Daniel Knighten
VP, Product Development
#audiotesting #audiotest

In Defense of THD+N

“Measurements, not models!” was a statement an old boss of mine would make periodically when discussing various attempts over the years to popularize new audio metrics based on algorithms implementing psychoacoustic models. Total Harmonic Distortion and Noise (THD+N) and the closely related Total Harmonic Distortion (THD) metrics, are not and cannot be the single point of reference for the quality of an audio recording or reproduction system, but they have many virtues and some key advantages compared to metrics which return a mean opinion score (MOS) or other unitless metric of “goodness”.

At a glance and in a single value, THD+N represents the linearity of a system by the percentage or ratio of the audio energy in a system which is undesirable. The lower the noise and distortion in a system, the more linear a system is and the greater the fidelity to the original signal. Outside of guitar pedals and effects processors, a lower THD+N value is always better.

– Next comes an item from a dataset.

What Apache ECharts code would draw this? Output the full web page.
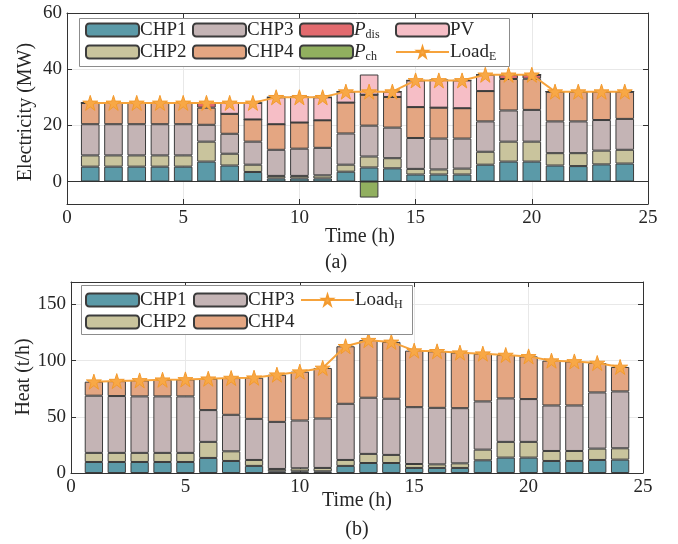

A common and valid complaint about THD+N is that it cannot tell you what a system will sound like to a human listener. Yes, a system with lower distortion and noise will generally sound better when scored by human listeners, but research seems to demonstrate a thresholding function, listeners cannot differentiate between systems that have less than a certain amount of THD+N or THD. In addition, different kinds of noise and distortion are offensive to listeners in different ways. It is easy to engineer two systems with identical THD+N levels where the makeup of the harmonic distortion in one will repel listeners compared to the other. The easily observed effect that human listeners tolerate or even enjoy some even order harmonics while disliking odd order harmonics.

Further, low THD+N comes at a tradeoff to every other feature in a product. It takes more engineering effort to design and will require higher cost components that consume more power and take up more space to develop a product with very low THD+N. With all these constraints many engineers want to know, not THD+N, but “How does my product sound?” 

To answer this there has been the development of algorithms that in one way or another strive to answer this question by providing a unitless score of “goodness”. Ideally, these measurements would be published as open standards backed by research studies that provide a strong statistical correlation or R value between the output of the algorithm and statistically meaningful listening panels, but that has not been the case.

Instead, all the solutions I have seen involve black box algorithms with no independently verifiable foundation. This presents several challenges to an engineer trying to characterize their device and optimize its design. But first and foremost, what do you do when your perceptual quality model reports a poor result for your device? I have yet to see a perceptual evaluation metric that explains itself in any useful way. You test your device, it gets a score of between 1 (bad) and 2 (poor) – and then what? In every case that I have seen, the design engineers then need to revert to classic, non-perceptual metrics to understand their device and its behavior.

THD+N is a simple and easy to understand metric. While we would prefer that you use an Audio Precision analyzer to measure it, you can buy competing equipment and reproduce the same measurements between two analyzers from the same or completely unrelated companies. This is not true of any of the psychoacoustic or perceptual quality metrics in circulation.

Furthermore, you can understand the THD+N metric. The single value can be broken down into the contributions from individual distortion products, power supply hum, and other sources of noise. If a device has a poor THD+N metric, it is possible to understand what is contributing and then to engineer a better design. And while I would probably not argue that there is any meaningfully audible difference between -100 and -105 dB THD+N, I do not think there is any question that the leap from -40 dB (1980’s vintage cassette tape) to -80 dB (1990’s vintage digital audio CD) is plainly audible and preferred by human listeners.

While THD+N cannot stand alone as the single audio quality metric of merit, its simplicity, universality, and reproducibility does mean that if I had to evaluate a device, I would much rather know it’s THD+N that the MOS score provided by any of the black-box algorithms available.